Just about everything with Carcode SMS sounds like an overnight success.

The Ann Arbor-based startup won the 2014 Edmunds Hackomotive contest in February. It racked up dozens of customers for its mobile software platform soon after. By October, Edmunds acquired it.

"It all happened pretty quickly," says Steve Schwartz, co-founder of Carcode SMS.

That's a pretty accelerated timeline for a profitable exit even by tech startup standards. However, there is a bit more to the story than just those key events.

"The funny thing is you always hear about the overnight success that took years to build," Schwartz says. "We have that sort of thing going on."

Carcode SMS built a website plugin that enables consumers to text automotive dealership staff and inquire about a specific car. The software assigns local cell phone numbers to dealerships so mobile shoppers can text them and provides the dealership with an app that allows staff to respond and manage conversations in a compliant environment.

That wasn't the genesis of Carcode SMS. The Tech Brewery-based startup got its starts a couple of years ago creating mobile technology for automotive dealerships that leveraged QR codes. It had some minor success with it before the three-person team pivoted a year ago to focus on the text-message conversations platform. It turns out those initial years of building up a reputation paid off when the startup found its true calling.

"We had the advantage of having our original product and having customers to talk to already," Schwartz says.

The pivoted version of Carcode SMS was a bit more focused. Instead of building its own customer base from the ground up again, the startup wanted to find a way to partner with a bigger firm with a built-in clientele. The 2014 Edmunds Hackomotive presented that opportunity.

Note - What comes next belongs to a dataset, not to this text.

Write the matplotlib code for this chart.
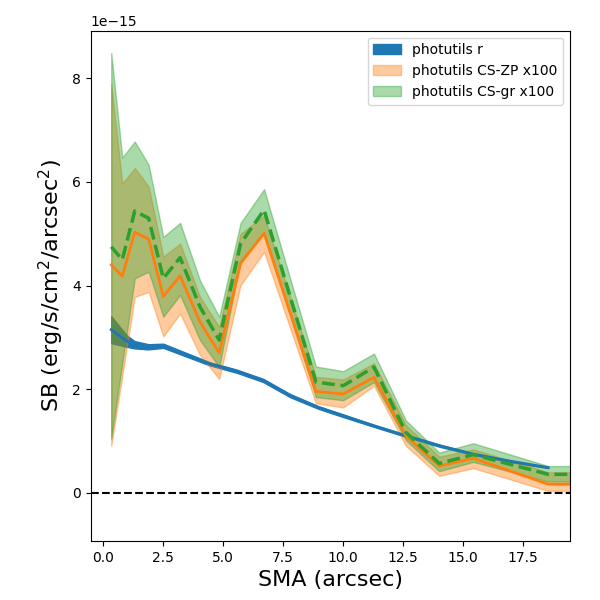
import numpy as np
import matplotlib
matplotlib.use("Agg")
import matplotlib.pyplot as plt

# photutils r profile
sma_r = np.array([0.33, 0.98, 1.30, 1.88, 2.50, 3.33, 4.45, 5.56, 6.67, 7.78,
                  8.96, 10.0, 11.25, 12.5, 14.03, 15.42, 17.0, 18.54])
sb_r = np.array([3.15, 2.93, 2.86, 2.82, 2.84, 2.69, 2.49, 2.35, 2.17, 1.88,
                 1.65, 1.49, 1.30, 1.12, 0.91, 0.75, 0.61, 0.49]) * 1e-15
sb_r_err = np.array([0.26, 0.11, 0.07, 0.05, 0.04, 0.035, 0.03, 0.03, 0.03, 0.03,
                     0.025, 0.025, 0.02, 0.02, 0.02, 0.015, 0.015, 0.01]) * 1e-15

# CS profiles (x100)
sma_cs = np.array([0.33, 0.79, 1.31, 1.89, 2.5, 3.2, 4.03, 4.83, 5.72, 6.70,
                   8.86, 10.0, 11.28, 12.61, 14.0, 15.42, 18.54, 20.2])
sb_zp = np.array([4.40, 4.18, 5.03, 4.90, 3.79, 4.19, 3.30, 2.70, 4.43, 5.01,
                  1.96, 1.91, 2.23, 1.10, 0.52, 0.67, 0.17, 0.17]) * 1e-15
sb_zp_hi = np.array([7.89, 5.97, 6.27, 5.91, 4.56, 4.81, 3.78, 3.20, 5.00, 5.35,
                     2.24, 2.19, 2.50, 1.31, 0.70, 0.84, 0.40, 0.40]) * 1e-15
sb_zp_lo = np.array([0.91, 2.26, 3.78, 3.88, 3.02, 3.46, 2.66, 2.20, 4.01, 4.65,
                     1.73, 1.65, 2.07, 0.91, 0.33, 0.48, 0.04, 0.04]) * 1e-15
sb_gr = np.array([4.75, 4.50, 5.44, 5.30, 4.14, 4.54, 3.59, 2.95, 4.81, 5.46,
                  2.14, 2.07, 2.43, 1.17, 0.57, 0.74, 0.36, 0.36]) * 1e-15
sb_gr_hi = np.array([8.49, 6.47, 6.78, 6.33, 4.94, 5.21, 4.10, 3.40, 5.21, 5.86,
                     2.44, 2.35, 2.69, 1.40, 0.78, 0.96, 0.52, 0.52]) * 1e-15
sb_gr_lo = np.array([1.05, 2.50, 4.14, 4.27, 3.40, 3.82, 2.95, 2.43, 4.49, 5.02,
                     1.85, 1.79, 2.14, 1.02, 0.42, 0.60, 0.22, 0.22]) * 1e-15

fig, ax = plt.subplots(figsize=(6, 6), dpi=100)
plt.subplots_adjust(left=0.151, right=0.95, bottom=0.098, top=0.949)

ax.fill_between(sma_r, sb_r - sb_r_err, sb_r + sb_r_err, color='C0', label='photutils r')
ax.fill_between(sma_cs, sb_zp_lo, sb_zp_hi, color='C1', alpha=0.4, label='photutils CS-ZP x100')
ax.fill_between(sma_cs, sb_gr_lo, sb_gr_hi, color='C2', alpha=0.4, label='photutils CS-gr x100')

ax.plot(sma_r, sb_r, color='C0', lw=2)
ax.plot(sma_cs, sb_zp, color='C1', lw=2)
ax.plot(sma_cs, sb_gr, color='C2', lw=2.5, ls='--')

ax.axhline(0, color='k', ls='--')

ax.set_xlim(-0.53, 19.45)
ax.set_ylim(-0.93e-15, 8.92e-15)
ax.set_xlabel('SMA (arcsec)', fontsize=16)
ax.set_ylabel('SB (erg/s/cm$^2$/arcsec$^2$)', fontsize=16)
ax.legend(loc='upper right')

plt.savefig('out.png')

It was the company's first business plan competition and served as the launch site for its incubator, which Carcode SMS took one the first spots in soon after winning the contest.

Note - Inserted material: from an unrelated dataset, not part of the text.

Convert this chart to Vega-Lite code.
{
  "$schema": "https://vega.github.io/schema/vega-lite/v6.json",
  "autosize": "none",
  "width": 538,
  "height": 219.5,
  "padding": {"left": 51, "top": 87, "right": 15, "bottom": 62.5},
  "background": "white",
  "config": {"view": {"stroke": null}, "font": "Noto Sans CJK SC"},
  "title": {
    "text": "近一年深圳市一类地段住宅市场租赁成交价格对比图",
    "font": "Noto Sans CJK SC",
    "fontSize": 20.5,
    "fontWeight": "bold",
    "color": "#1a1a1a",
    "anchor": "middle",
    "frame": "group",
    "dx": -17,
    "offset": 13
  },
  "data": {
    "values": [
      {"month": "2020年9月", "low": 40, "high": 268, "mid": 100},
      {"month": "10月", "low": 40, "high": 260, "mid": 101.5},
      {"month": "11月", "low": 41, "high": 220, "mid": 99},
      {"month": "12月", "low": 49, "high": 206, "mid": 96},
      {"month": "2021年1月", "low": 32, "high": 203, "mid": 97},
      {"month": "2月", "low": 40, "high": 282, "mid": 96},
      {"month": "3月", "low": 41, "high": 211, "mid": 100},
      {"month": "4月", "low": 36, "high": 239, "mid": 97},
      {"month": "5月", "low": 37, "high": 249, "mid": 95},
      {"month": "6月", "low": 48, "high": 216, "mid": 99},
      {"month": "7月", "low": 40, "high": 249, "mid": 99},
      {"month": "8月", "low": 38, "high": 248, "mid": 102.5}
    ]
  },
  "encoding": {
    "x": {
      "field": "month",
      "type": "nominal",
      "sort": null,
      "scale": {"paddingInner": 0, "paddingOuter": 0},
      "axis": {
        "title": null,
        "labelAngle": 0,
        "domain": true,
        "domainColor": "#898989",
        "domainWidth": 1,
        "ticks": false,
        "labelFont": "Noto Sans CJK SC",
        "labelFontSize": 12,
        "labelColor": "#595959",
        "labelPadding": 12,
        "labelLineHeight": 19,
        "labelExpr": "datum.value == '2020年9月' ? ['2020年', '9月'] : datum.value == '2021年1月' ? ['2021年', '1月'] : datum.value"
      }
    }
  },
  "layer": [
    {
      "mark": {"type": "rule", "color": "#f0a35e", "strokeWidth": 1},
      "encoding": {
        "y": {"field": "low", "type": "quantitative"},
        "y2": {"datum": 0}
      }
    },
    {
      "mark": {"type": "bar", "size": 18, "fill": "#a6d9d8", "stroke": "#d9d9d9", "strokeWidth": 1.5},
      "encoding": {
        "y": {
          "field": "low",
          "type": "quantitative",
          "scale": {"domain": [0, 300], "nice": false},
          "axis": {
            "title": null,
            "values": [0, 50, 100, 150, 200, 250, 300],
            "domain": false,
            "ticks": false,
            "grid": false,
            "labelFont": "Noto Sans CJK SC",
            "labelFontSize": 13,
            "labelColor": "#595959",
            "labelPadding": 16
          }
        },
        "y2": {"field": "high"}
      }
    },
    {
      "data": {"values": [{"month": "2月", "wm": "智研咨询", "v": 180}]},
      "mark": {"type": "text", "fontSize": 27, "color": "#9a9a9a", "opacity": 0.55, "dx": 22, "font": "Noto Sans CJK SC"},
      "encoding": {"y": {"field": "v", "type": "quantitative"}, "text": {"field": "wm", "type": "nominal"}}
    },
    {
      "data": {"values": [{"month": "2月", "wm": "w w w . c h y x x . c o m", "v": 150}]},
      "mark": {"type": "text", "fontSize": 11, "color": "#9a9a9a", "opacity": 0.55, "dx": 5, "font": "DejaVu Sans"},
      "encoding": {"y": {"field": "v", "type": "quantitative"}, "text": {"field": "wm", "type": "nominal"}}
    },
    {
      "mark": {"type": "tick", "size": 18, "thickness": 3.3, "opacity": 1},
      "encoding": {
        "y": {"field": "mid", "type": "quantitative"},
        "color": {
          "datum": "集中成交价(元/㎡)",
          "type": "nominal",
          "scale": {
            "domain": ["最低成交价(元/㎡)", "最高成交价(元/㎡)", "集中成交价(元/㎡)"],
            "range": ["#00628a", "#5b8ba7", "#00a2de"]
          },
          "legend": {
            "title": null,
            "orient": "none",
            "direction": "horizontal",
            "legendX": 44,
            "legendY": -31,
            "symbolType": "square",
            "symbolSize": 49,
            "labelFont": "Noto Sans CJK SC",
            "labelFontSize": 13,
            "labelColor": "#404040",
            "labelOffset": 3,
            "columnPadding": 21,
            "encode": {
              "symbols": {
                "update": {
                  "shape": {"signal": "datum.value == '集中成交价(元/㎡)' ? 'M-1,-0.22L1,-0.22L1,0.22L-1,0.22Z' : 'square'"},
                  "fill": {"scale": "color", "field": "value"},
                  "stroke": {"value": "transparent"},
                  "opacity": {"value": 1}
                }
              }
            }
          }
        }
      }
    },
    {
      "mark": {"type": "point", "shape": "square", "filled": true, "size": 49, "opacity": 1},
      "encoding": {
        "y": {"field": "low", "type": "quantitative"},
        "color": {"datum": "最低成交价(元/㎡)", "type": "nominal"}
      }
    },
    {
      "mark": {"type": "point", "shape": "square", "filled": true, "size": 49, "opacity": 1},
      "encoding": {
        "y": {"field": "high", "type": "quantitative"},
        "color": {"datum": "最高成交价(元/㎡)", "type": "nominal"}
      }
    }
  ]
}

"We always knew we wanted to get someone like Edmunds," Schwartz says. "We knew they would be our ideal customers."

Schwartz points out that there isn't a simple formula for hitting a success like this. There is a fair amount of good timing required to make it happen. Not to mention a lot of hard work and sacrifice over a long period of time.

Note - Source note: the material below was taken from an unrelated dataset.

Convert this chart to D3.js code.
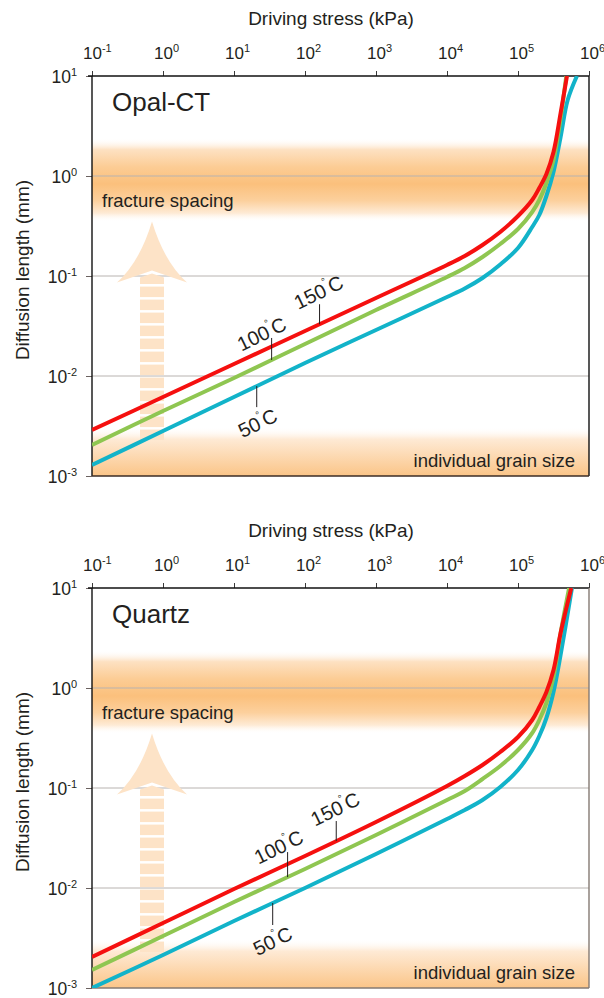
<!DOCTYPE html>
<html lang="en">
<head>
<meta charset="UTF-8">
<script src="https://cdn.jsdelivr.net/npm/d3@7"></script>
<title>Diffusion length vs driving stress</title>
<style>
    body { margin: 0; background: #fff; }
    svg { display: block; font-family: "Liberation Sans", Arial, sans-serif; }
    text { fill: #231f20; }
</style>
</head>
<body>
<svg id="chart" width="604" height="998"></svg>
<script>
    // [log10 stress (kPa), log10 diffusion length (mm)]
    const opal50 = [[-1,-2.89],[0,-2.55],[1,-2.21],[2,-1.87],[3,-1.54],[4,-1.21],[4.25,-1.125],[4.5,-1.02],[4.75,-0.885],[5,-0.72],[5.2,-0.51],[5.3,-0.39],[5.4,-0.20],[5.5,0.04],[5.6,0.39],[5.7,0.76],[5.83,1.0]];
    const opal100 = [[-1,-2.69],[0,-2.35],[1,-2.02],[2,-1.68],[3,-1.34],[4,-1.01],[4.25,-0.92],[4.5,-0.81],[4.75,-0.68],[5,-0.53],[5.2,-0.36],[5.3,-0.24],[5.4,-0.07],[5.5,0.16],[5.6,0.58],[5.68,1.0]];
    const opal150 = [[-1,-2.54],[0,-2.21],[1,-1.88],[2,-1.55],[3,-1.22],[4,-0.89],[4.25,-0.80],[4.5,-0.69],[4.75,-0.56],[5,-0.40],[5.2,-0.24],[5.3,-0.12],[5.4,0.02],[5.5,0.24],[5.6,0.63],[5.69,1.0]];
    const quartz50 = [[-1,-3.0],[0,-2.67],[1,-2.33],[2,-2.00],[3,-1.66],[4,-1.31],[4.25,-1.22],[4.5,-1.12],[4.75,-0.99],[5,-0.82],[5.2,-0.62],[5.3,-0.48],[5.4,-0.30],[5.5,-0.04],[5.6,0.33],[5.76,1.0]];
    const quartz100 = [[-1,-2.82],[0,-2.48],[1,-2.14],[2,-1.81],[3,-1.47],[4,-1.12],[4.25,-1.03],[4.5,-0.91],[4.75,-0.78],[5,-0.62],[5.2,-0.45],[5.3,-0.32],[5.4,-0.15],[5.5,0.11],[5.6,0.55],[5.72,1.0]];
    const quartz150 = [[-1,-2.69],[0,-2.35],[1,-2.01],[2,-1.68],[3,-1.34],[4,-0.98],[4.25,-0.88],[4.5,-0.77],[4.75,-0.64],[5,-0.49],[5.2,-0.32],[5.3,-0.19],[5.4,-0.04],[5.5,0.18],[5.6,0.55],[5.75,1.0]];

    const temps = ["50", "100", "150"];
    const colors = ["#12b3c9", "#8fc651", "#f5100f"];
    // stress (log10) where each temperature label's leader touches its curve
    const opalLabelAt = [1.32, 1.53, 2.205];
    const quartzLabelAt = [1.545, 1.755, 2.44];

    const xTicks = [1e-1, 1, 1e1, 1e2, 1e3, 1e4, 1e5, 1e6];
    const yTicks = [1e1, 1, 1e-1, 1e-2, 1e-3];
    const gridTicks = [1, 1e-1, 1e-2];
    const fractureBand = [0.35, 2.4];   // mm
    const grainBand = [0.001, 0.0031];  // mm
    const arrowAt = [0.7, 0.35];        // stress (kPa), length (mm) of arrow tip

    const svg = d3.select("#chart");
    const defs = svg.append("defs");

    const fracGrad = defs.append("linearGradient").attr("id", "fracGrad")
        .attr("x1", 0).attr("y1", 0).attr("x2", 0).attr("y2", 1);
    [[0, "#fff", 0], [0.14, "#fde1c2", 1], [0.35, "#fccc94", 1], [0.55, "#fbc07c", 1],
     [0.75, "#fcd09d", 1], [0.9, "#feebd6", 1], [1, "#fff", 0]].forEach(s =>
        fracGrad.append("stop").attr("offset", s[0]).attr("stop-color", s[1]).attr("stop-opacity", s[2]));

    const grainGrad = defs.append("linearGradient").attr("id", "grainGrad")
        .attr("x1", 0).attr("y1", 0).attr("x2", 0).attr("y2", 1);
    [[0, "#fff", 0], [0.25, "#feead5", 1], [1, "#fbc588", 1]].forEach(s =>
        grainGrad.append("stop").attr("offset", s[0]).attr("stop-color", s[1]).attr("stop-opacity", s[2]));

    const x = d3.scaleLog().domain([0.1, 1e6]).range([92, 589]);

    const powerLabel = (sel, d) => {
        sel.text(null);
        sel.append("tspan").text("10");
        sel.append("tspan").attr("dy", -7).attr("font-size", 11).text(Math.round(Math.log10(d)));
    };

    const drawPanel = (name, top, series, labelAt, labelOffsets, idx) => {
        const y = d3.scaleLog().domain([1e-3, 10]).range([top + 400, top]);
        const g = svg.append("g");
        const [x0, x1] = x.range();

        defs.append("clipPath").attr("id", "clip" + idx)
            .append("rect").attr("x", x0).attr("y", top).attr("width", x1 - x0).attr("height", 400);

        // bands
        g.append("rect").attr("x", x0).attr("width", x1 - x0)
            .attr("y", y(fractureBand[1])).attr("height", y(fractureBand[0]) - y(fractureBand[1]))
            .attr("fill", "url(#fracGrad)");
        g.append("rect").attr("x", x0).attr("width", x1 - x0)
            .attr("y", y(grainBand[1])).attr("height", y(grainBand[0]) - y(grainBand[1]))
            .attr("fill", "url(#grainGrad)");

        // gridlines
        g.selectAll(".grid").data(gridTicks).enter().append("line")
            .attr("x1", x0).attr("x2", x1).attr("y1", d => y(d)).attr("y2", d => y(d))
            .attr("stroke", "#b8b3b0").attr("stroke-width", 1);

        // arrow
        const ax = x(arrowAt[0]), ay = y(arrowAt[1]);
        const arrowColor = "#fde3c7";
        g.append("path")
            .attr("d", `M${ax},${ay} Q${ax + 12},${ay + 40} ${ax + 35},${ay + 61} L${ax},${ay + 49} L${ax - 35},${ay + 61} Q${ax - 12},${ay + 40} ${ax},${ay} Z`)
            .attr("fill", arrowColor);
        g.append("path")
            .attr("d", `M${ax - 12},${ay + 56} L${ax},${ay + 52} L${ax + 12},${ay + 56} L${ax + 12},${ay + 62.5} L${ax - 12},${ay + 62.5} Z`)
            .attr("fill", arrowColor);
        g.selectAll(".bar").data(d3.range(12)).enter().append("rect")
            .attr("x", ax - 12).attr("width", 24)
            .attr("y", k => ay + 65 + 13 * k).attr("height", 10.5)
            .attr("fill", arrowColor);

        // axes
        g.append("g").attr("transform", `translate(0,${top})`)
            .call(d3.axisTop(x).tickValues(xTicks).tickSize(5))
            .call(a => a.select(".domain").remove())
            .call(a => a.selectAll(".tick line").attr("stroke", "#3a3a3a"))
            .call(a => a.selectAll(".tick text")
                .attr("font-size", 17).attr("font-family", null)
                .attr("text-anchor", "start").attr("x", -9.5).attr("y", -17).attr("dy", null)
                .each(function (d) { powerLabel(d3.select(this), d); }));

        g.append("g").attr("transform", `translate(${x0},0)`)
            .call(d3.axisLeft(y).tickValues(yTicks).tickSize(6))
            .call(a => a.select(".domain").remove())
            .call(a => a.selectAll(".tick line").attr("stroke", "#6b6260"))
            .call(a => a.selectAll(".tick text")
                .attr("font-size", 17.5).attr("font-family", null)
                .attr("x", -15).attr("dy", null).attr("y", 6)
                .each(function (d) { powerLabel(d3.select(this), d); }));

        // frame
        g.append("line").attr("x1", x0 - 4).attr("x2", x1).attr("y1", top).attr("y2", top)
            .attr("stroke", "#111").attr("stroke-width", 1.4);
        g.append("line").attr("x1", x0).attr("x2", x0).attr("y1", top).attr("y2", top + 400)
            .attr("stroke", "#111").attr("stroke-width", 1.4);
        g.append("line").attr("x1", x1).attr("x2", x1).attr("y1", top).attr("y2", top + 400)
            .attr("stroke", idx ? "#857a73" : "#111").attr("stroke-width", 1.4);
        g.append("line").attr("x1", x0).attr("x2", x1).attr("y1", top + 400).attr("y2", top + 400)
            .attr("stroke", idx ? "#857a73" : "#3b2d26").attr("stroke-width", 1.4);

        // curves
        const line = d3.line()
            .x(d => x(10 ** d[0])).y(d => y(10 ** d[1]))
            .curve(d3.curveCatmullRom.alpha(0.5));
        g.append("g").attr("clip-path", `url(#clip${idx})`)
            .selectAll("path").data(series).enter().append("path")
            .attr("d", line).attr("fill", "none")
            .attr("stroke", (d, i) => colors[i]).attr("stroke-width", 4);

        // temperature labels with leaders
        series.forEach((s, i) => {
            const f = d3.scaleLinear().domain(s.map(d => d[0])).range(s.map(d => d[1]));
            const lx = x(10 ** labelAt[i]);
            const ly = y(10 ** f(labelAt[i]));
            const o = labelOffsets[i];
            const tipY = ly + o.len;
            g.append("line").attr("x1", lx).attr("x2", lx).attr("y1", ly).attr("y2", tipY)
                .attr("stroke", "#231f20").attr("stroke-width", 1);
            const t = g.append("text")
                .attr("transform", `translate(${lx + o.dx},${tipY + o.dy}) rotate(-26)`)
                .attr("text-anchor", "middle").attr("dominant-baseline", "central")
                .attr("font-size", 20);
            t.append("tspan").text(temps[i]);
            t.append("tspan").attr("dy", -8).attr("font-size", 10).text("°");
            t.append("tspan").attr("dy", 8).text("C");
        });

        // texts
        g.append("text").attr("x", 331).attr("y", top - 51).attr("text-anchor", "middle")
            .attr("font-size", 19).text("Driving stress (kPa)");
        g.append("text").attr("transform", `translate(29,${top + 194}) rotate(-90)`)
            .attr("text-anchor", "middle").attr("font-size", 19).text("Diffusion length (mm)");
        g.append("text").attr("x", 112).attr("y", top + 35).attr("font-size", 26).text(name);
        g.append("text").attr("x", 102).attr("y", top + 131).attr("font-size", 18.5).text("fracture spacing");
        g.append("text").attr("x", 575).attr("y", top + 391).attr("text-anchor", "end")
            .attr("font-size", 18.5).text("individual grain size");
    };

    drawPanel("Opal-CT", 76, [opal50, opal100, opal150], opalLabelAt,
        [{len: 21, dx: 1, dy: 16}, {len: -22, dx: -10, dy: -4}, {len: -20, dx: -1, dy: -12}], 0);
    drawPanel("Quartz", 588, [quartz50, quartz100, quartz150], quartzLabelAt,
        [{len: 22, dx: 0, dy: 16}, {len: -25, dx: -9, dy: -5}, {len: -20, dx: -1, dy: -12}], 1);
</script>
</body>
</html>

"You can always do the right things and a lot of the time you won't have success," Schwartz says. "Often it takes a lot of luck."

His advice: Be in love with the problem.

"Founders always want to build something," Schwartz says. "It's easy to see what your building as an end when it's really a means."

Evolution is a key word in technology. New solutions to problems are being commercialized into new businesses everyday. It can be dizzying to keep up with at times. For Schwartz, it makes more sense to keep an eye on the problem than the solution you are trying to build for it.

"The solution often changes," Schwartz says.